Dataset extract:
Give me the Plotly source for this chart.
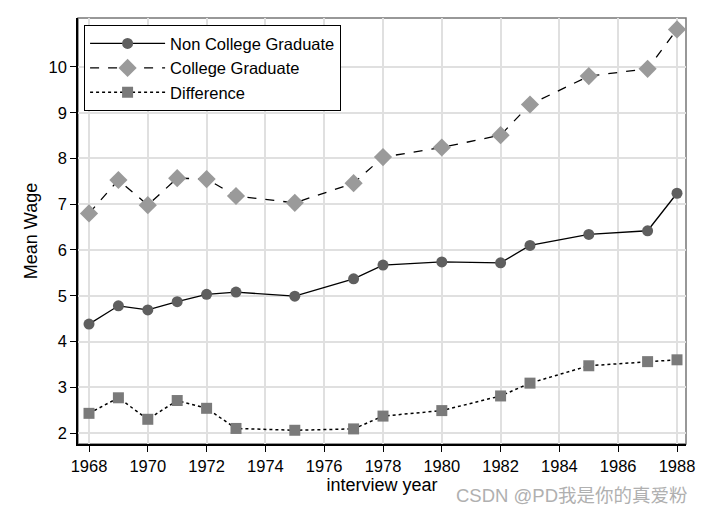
import plotly.graph_objects as go

years = [1968, 1969, 1970, 1971, 1972, 1973, 1975, 1977, 1978, 1980, 1982, 1983, 1985, 1987, 1988]
non_college = [4.38, 4.78, 4.69, 4.87, 5.03, 5.08, 4.99, 5.37, 5.67, 5.74, 5.72, 6.10, 6.34, 6.42, 7.24]
college = [6.80, 7.53, 6.98, 7.57, 7.55, 7.18, 7.03, 7.46, 8.03, 8.24, 8.51, 9.18, 9.80, 9.96, 10.82]
difference = [2.43, 2.77, 2.30, 2.71, 2.54, 2.10, 2.06, 2.09, 2.37, 2.49, 2.81, 3.09, 3.47, 3.56, 3.60]
x_ticks = list(range(1968, 1989, 2))
y_ticks = list(range(2, 11))

FONT = "Liberation Sans, Arial, sans-serif"

fig = go.Figure()
fig.add_trace(go.Scatter(x=years, y=non_college, mode="lines+markers", name="Non College Graduate",
                         line=dict(color="black", width=1.3, dash="solid"),
                         marker=dict(symbol="circle", size=11, color="#5f5f5f")))
fig.add_trace(go.Scatter(x=years, y=college, mode="lines+markers", name="College Graduate",
                         line=dict(color="black", width=1.3, dash="dash"),
                         marker=dict(symbol="diamond", size=14, color="#9a9a9a")))
fig.add_trace(go.Scatter(x=years, y=difference, mode="lines+markers", name="Difference",
                         line=dict(color="black", width=1.5, dash="dot"),
                         marker=dict(symbol="square", size=11, color="#7a7a7a")))

fig.add_annotation(x=1, y=0, xref="paper", yref="paper", xanchor="right", yanchor="middle",
                   xshift=4, yshift=-51, text="CSDN @PD我是你的真爱粉", showarrow=False,
                   font=dict(family="Liberation Sans, Noto Sans CJK SC", size=18.5, color="#b0b0b0"))

fig.update_layout(
    width=698, height=506,
    margin=dict(l=70, r=20, t=10, b=70, autoexpand=False),
    paper_bgcolor="white", plot_bgcolor="white",
    font=dict(family=FONT, color="black", size=15),
    showlegend=True,
    legend=dict(x=0.01, y=0.983, xanchor="left", yanchor="top",
                bordercolor="black", borderwidth=1, bgcolor="white",
                font=dict(size=16.5, family=FONT), tracegroupgap=0, itemwidth=75),
    xaxis=dict(range=[1967.626, 1988.306], tickmode="array", tickvals=x_ticks,
               ticks="outside", ticklen=6, tickcolor="black", showline=True, linecolor="black",
               linewidth=1.5, mirror=False, showgrid=True, gridcolor="#e0e0e0", gridwidth=1.5,
               zeroline=False, automargin=False, title=dict(text="interview year", standoff=0),
               tickfont=dict(size=16.5)),
    yaxis=dict(range=[1.76, 11.07], tickmode="array", tickvals=y_ticks,
               ticks="outside", ticklen=6, tickcolor="black", showline=True, linecolor="black",
               linewidth=1.5, showgrid=True, gridcolor="#e0e0e0", gridwidth=1.5,
               zeroline=False, automargin=False, title=dict(text="Mean Wage", standoff=6),
               tickfont=dict(size=16.5)),
)
fig.add_shape(type="rect", xref="paper", yref="paper", x0=0, y0=0, x1=1, y1=1,
              line=dict(color="#777777", width=1.5), layer="below")

fig.write_html("out.html")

Problem statement: Print the whole listing above once more, word for word, without its pictures.

Task answer:
Give me the Plotly source for this chart.
import plotly.graph_objects as go

years = [1968, 1969, 1970, 1971, 1972, 1973, 1975, 1977, 1978, 1980, 1982, 1983, 1985, 1987, 1988]
non_college = [4.38, 4.78, 4.69, 4.87, 5.03, 5.08, 4.99, 5.37, 5.67, 5.74, 5.72, 6.10, 6.34, 6.42, 7.24]
college = [6.80, 7.53, 6.98, 7.57, 7.55, 7.18, 7.03, 7.46, 8.03, 8.24, 8.51, 9.18, 9.80, 9.96, 10.82]
difference = [2.43, 2.77, 2.30, 2.71, 2.54, 2.10, 2.06, 2.09, 2.37, 2.49, 2.81, 3.09, 3.47, 3.56, 3.60]
x_ticks = list(range(1968, 1989, 2))
y_ticks = list(range(2, 11))

FONT = "Liberation Sans, Arial, sans-serif"

fig = go.Figure()
fig.add_trace(go.Scatter(x=years, y=non_college, mode="lines+markers", name="Non College Graduate",
                         line=dict(color="black", width=1.3, dash="solid"),
                         marker=dict(symbol="circle", size=11, color="#5f5f5f")))
fig.add_trace(go.Scatter(x=years, y=college, mode="lines+markers", name="College Graduate",
                         line=dict(color="black", width=1.3, dash="dash"),
                         marker=dict(symbol="diamond", size=14, color="#9a9a9a")))
fig.add_trace(go.Scatter(x=years, y=difference, mode="lines+markers", name="Difference",
                         line=dict(color="black", width=1.5, dash="dot"),
                         marker=dict(symbol="square", size=11, color="#7a7a7a")))

fig.add_annotation(x=1, y=0, xref="paper", yref="paper", xanchor="right", yanchor="middle",
                   xshift=4, yshift=-51, text="CSDN @PD我是你的真爱粉", showarrow=False,
                   font=dict(family="Liberation Sans, Noto Sans CJK SC", size=18.5, color="#b0b0b0"))

fig.update_layout(
    width=698, height=506,
    margin=dict(l=70, r=20, t=10, b=70, autoexpand=False),
    paper_bgcolor="white", plot_bgcolor="white",
    font=dict(family=FONT, color="black", size=15),
    showlegend=True,
    legend=dict(x=0.01, y=0.983, xanchor="left", yanchor="top",
                bordercolor="black", borderwidth=1, bgcolor="white",
                font=dict(size=16.5, family=FONT), tracegroupgap=0, itemwidth=75),
    xaxis=dict(range=[1967.626, 1988.306], tickmode="array", tickvals=x_ticks,
               ticks="outside", ticklen=6, tickcolor="black", showline=True, linecolor="black",
               linewidth=1.5, mirror=False, showgrid=True, gridcolor="#e0e0e0", gridwidth=1.5,
               zeroline=False, automargin=False, title=dict(text="interview year", standoff=0),
               tickfont=dict(size=16.5)),
    yaxis=dict(range=[1.76, 11.07], tickmode="array", tickvals=y_ticks,
               ticks="outside", ticklen=6, tickcolor="black", showline=True, linecolor="black",
               linewidth=1.5, showgrid=True, gridcolor="#e0e0e0", gridwidth=1.5,
               zeroline=False, automargin=False, title=dict(text="Mean Wage", standoff=6),
               tickfont=dict(size=16.5)),
)
fig.add_shape(type="rect", xref="paper", yref="paper", x0=0, y0=0, x1=1, y1=1,
              line=dict(color="#777777", width=1.5), layer="below")

fig.write_html("out.html")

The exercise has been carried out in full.